Paragraphs 8-10 – Describe limitations on the scope of the agreement, and finality of agreement.

Signatures – The signatures required include the issuer, the conduit borrower (when a conduit borrower is a party to the agreement), and the IRS. If an issuer and the conduit borrower are not able to sign on the same page due to logistical limits, the IRS may modify the signature page of the agreement to allow for separate execution by issuers and borrowers. The issuer (and borrower, if applicable) sign the agreement before it is signed by the IRS.

Exhibit A – When terms of the closing agreement include a redemption or defeasance of bonds prior to execution of the agreement, this exhibit describes the bonds redeemed or defeased.
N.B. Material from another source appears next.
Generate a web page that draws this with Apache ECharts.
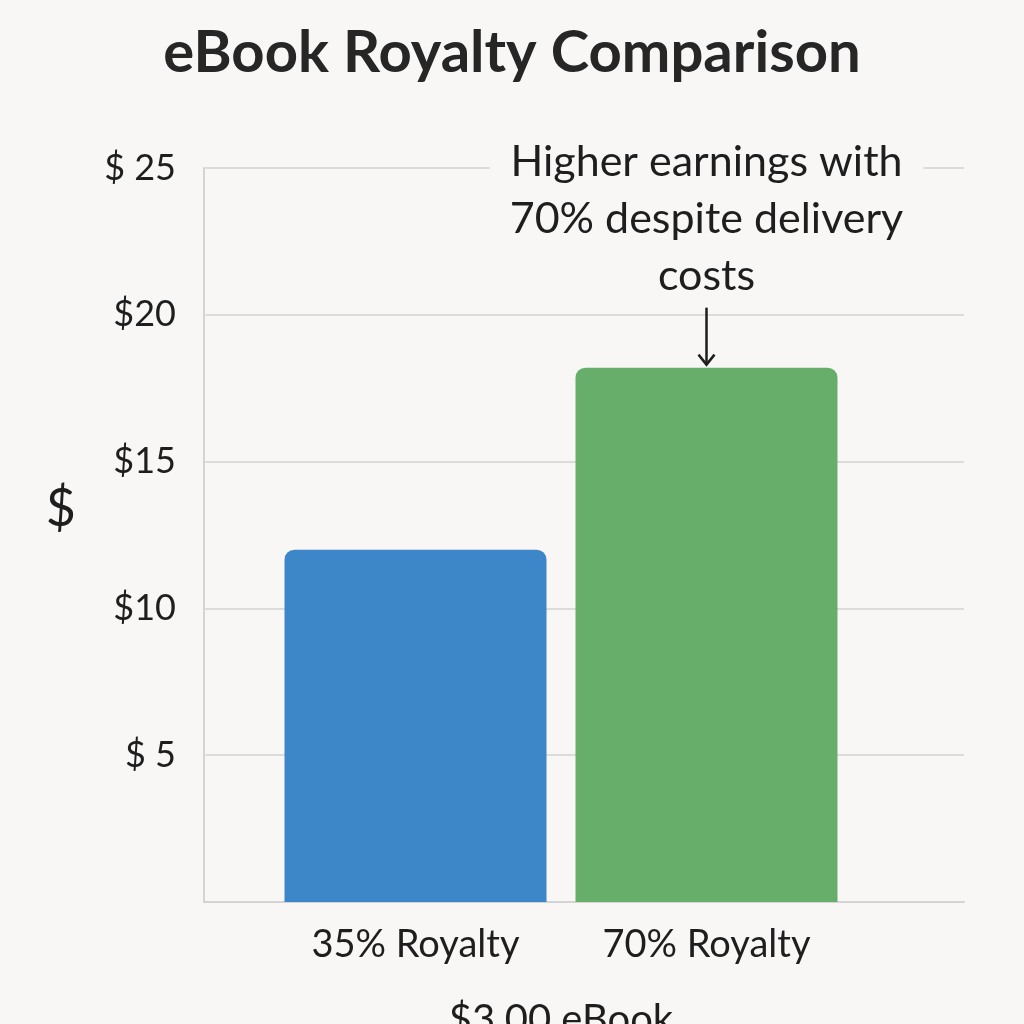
<!DOCTYPE html>
<html>
<head>
<meta charset="utf-8">
<script src="https://cdn.jsdelivr.net/npm/echarts@6/dist/echarts.min.js"></script>
<style>
  html, body { margin: 0; padding: 0; background: #f8f7f6; }
  #chart { width: 1024px; height: 1024px; }
</style>
</head>
<body>
<div id="chart"></div>
<script>
// data
const categories = ['35% Royalty', '70% Royalty'];
const royalties = [12, 18.2];
const barColors = ['#3d86c8', '#66ae6a'];
const yTicks = [0, 5, 10, 15, 20, 25];
const tickLabels = { 5: '$ 5', 10: '$10', 15: '$15', 20: '$20', 25: '$ 25' };
const noteLines = ['Higher earnings with', '70% despite delivery', 'costs'];

const FONT = 'Lato, "Noto Sans", sans-serif';
const chart = echarts.init(document.getElementById('chart'));

const option = {
  backgroundColor: '#f8f7f6',
  animation: false,
  title: {
    text: 'eBook Royalty Comparison',
    left: 'center',
    top: 19,
    textStyle: { fontFamily: FONT, fontSize: 58, fontWeight: 'bold', color: '#262626' }
  },
  grid: [
    { left: 204, right: 60, top: 168, bottom: 122, outerBoundsMode: 'none' },
    { left: 270, width: 582, top: 168, bottom: 122, outerBoundsMode: 'none' }
  ],
  xAxis: [
    {
      gridIndex: 0,
      type: 'category',
      data: [''],
      axisLine: { show: true, lineStyle: { color: '#d4d4d4', width: 2 } },
      axisTick: { show: false },
      axisLabel: { show: false }
    },
    {
      gridIndex: 1,
      type: 'category',
      data: categories,
      axisLine: { show: false },
      axisTick: { show: false },
      axisLabel: { margin: 24, fontFamily: FONT, fontSize: 38, color: '#1e1e1e' },
      name: '$3.00 eBook',
      nameLocation: 'middle',
      nameGap: 98,
      nameTextStyle: { fontFamily: FONT, fontSize: 40, color: '#1e1e1e' }
    }
  ],
  yAxis: [
    {
      gridIndex: 0,
      type: 'value',
      min: yTicks[0],
      max: yTicks[yTicks.length - 1],
      interval: 5,
      axisLine: { show: true, lineStyle: { color: '#d4d4d4', width: 2 } },
      axisTick: { show: false },
      splitLine: { lineStyle: { color: '#dcdcdc', width: 2 } },
      axisLabel: {
        margin: 28,
        fontFamily: FONT,
        fontSize: 36,
        color: '#1e1e1e',
        formatter: v => tickLabels[v] || ''
      },
      name: '$',
      nameLocation: 'middle',
      nameGap: 128,
      nameRotate: 0,
      nameTextStyle: { fontFamily: FONT, fontSize: 52, color: '#1e1e1e', verticalAlign: 'bottom' }
    },
    {
      gridIndex: 1,
      type: 'value',
      min: yTicks[0],
      max: yTicks[yTicks.length - 1],
      show: false
    }
  ],
  series: [{
    type: 'bar',
    xAxisIndex: 1,
    yAxisIndex: 1,
    barWidth: 262,
    data: royalties.map((v, i) => ({
      value: v,
      itemStyle: { color: barColors[i], borderRadius: [10, 10, 0, 0] }
    }))
  }]
};

chart.setOption(option);

// annotation anchored to the top of the 70% bar
const barTop = chart.convertToPixel({ seriesIndex: 0 }, [1, royalties[1]]);
const tipY = barTop[1] - 3;
const tailY = tipY - 57;
chart.setOption({
  graphic: [
    {
      type: 'text',
      x: barTop[0],
      y: tailY - 3,
      style: {
        text: noteLines.join('\n'),
        fontFamily: FONT,
        fontSize: 43,
        lineHeight: 57,
        fill: '#1e1e1e',
        align: 'center',
        verticalAlign: 'bottom',
        backgroundColor: '#f8f7f6',
        padding: [0, 20, 0, 20]
      },
      z: 100
    },
    {
      type: 'line',
      shape: { x1: barTop[0], y1: tailY, x2: barTop[0], y2: tipY },
      style: { stroke: '#1e1e1e', lineWidth: 2.5 },
      z: 100
    },
    {
      type: 'polyline',
      shape: { points: [[barTop[0] - 8, tipY - 10], [barTop[0], tipY], [barTop[0] + 8, tipY - 10]] },
      style: { stroke: '#1e1e1e', lineWidth: 2.5, fill: null },
      z: 100
    }
  ]
});
</script>
</body>
</html>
In cases where redemption of bonds is to be completed after execution of the closing agreement, the agreement will contain instructions for submitting a notification to the IRS of the actual redemption.

Exhibit B – Instructs issuers how to make the settlement payment required under the closing agreement using the Electronic Federal Tax Payment System.

Disclosure Consent – The consent will authorize the IRS to disclose the existence and subject matter of a closing agreement to correct any material misstatement with respect to any public statement by the issuer or borrower (or their agents).  

Can I use these for specialty closing agreements?

No. If the TEB VCAP request is for a violation for which the IRS has provided a specialized closing agreement template in an Announcement or other form of guidance, the issuer should follow the instructions provided in that announcement or other guidance when submitting the proposed agreement. 


This article is intended to give you an overview of what to expect with the new closing agreement templates. Any questions about how the agreement will be applied to the facts of any specific case should be directed to the TEB employee assigned to that case.